‘I, Frankenstein’ Fails To Terrify The Weekend Box Office

I, Frankenstein proved that not all January releases aren’t necessarily created equal.

Director Stuart Beattie’s take on the Frankenstein legend couldn’t compete with its box-office competition over the weekend. The $65 million action-horror hybrid watched helplessly as Ride Along, Lone Survivor, and a handful of other titles maintained their dominance.

According to the numbers at Box Office Mojo, I, Frankenstein made only $8.6 million from moviegoers from Friday to Sunday. While that number may not sound too terrible to some folks, Lionsgate was probably hoping the flick would bring home a bit more cash than it did.

Inspired by the classic novel by Mary Shelley, I, Frankenstein finds the famous monster (Aaron Eckhart) caught in a war between two clans who are desperate to unravel the secret to immortality. Since the flick is from the creators of the Underworld series, moviegoers should expect plenty of creature-on-creature tomfoolery.

Audiences with money to burn seemed more interested in a real-life military story starring Mark Wahlberg and a Kevin Hart comedy than a horror flick centered around Frankenstein. If Lionsgate hopes to break even, then they’ll have to bank on foreign markets giving them a financial hand.

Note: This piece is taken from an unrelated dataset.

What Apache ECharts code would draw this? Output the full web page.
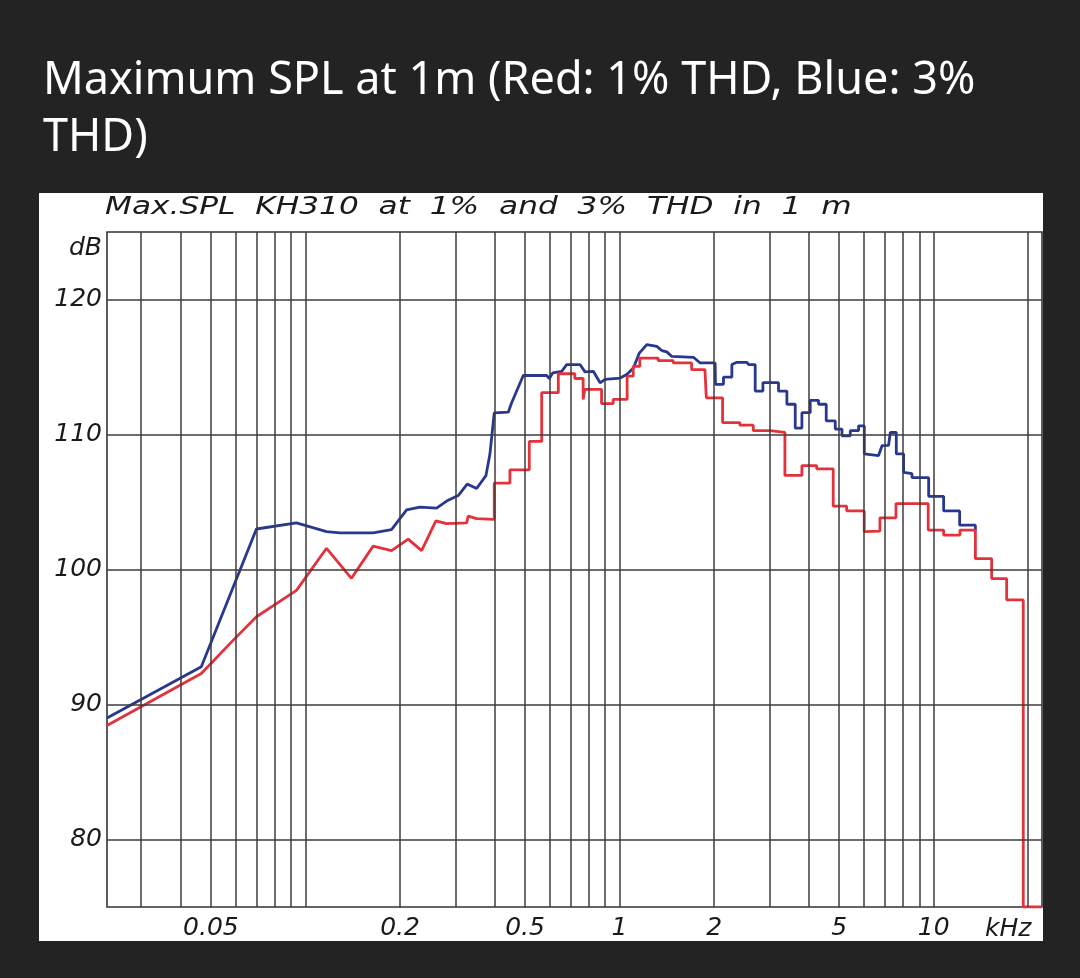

The film has yet to arrive overseas as of this writing.

Since genre flicks tend to make a tidy sum of cash on home video, there’s a possibility I, Frankenstein could recover on Blu-ray, DVD, and VOD. However, prospective viewers will have to look past the unsavory reviews the flick generated upon its theatrical release.

As of this writing, the movie has a Rotten Tomatoes score of five percent. This definitely isn’t working in the film’s favor, as it’s currently one of the worst-reviewed motion pictures of the year. That’s not an honor any movie wants to carry around with it these days.

“There are some clean, comic-book compositions and neat architectural interlacing, but the blinkered screenplay and indifferent performances fail to lift the eschatology and self-searching off the page,” The New York Times critic wrote in his I, Frankenstein review.

Vulture’s David Edelstein added, “Eckhart plays Frankenstein’s monster in a monotonous, teeth-gritting mode, as if someone had one gun on him and another on his family.”

While I, Frankenstein struggled to find an audience over the weekend, Ride Along and Lone Survivor continued to feed wads of cash into the Hollywood machine. The films claimed the top two spots at the box office, respectively.

Did you catch I, Frankenstein in theaters over the weekend? Do you think director Stuart Beattie’s take on the monster was as bad as the reviews suggest?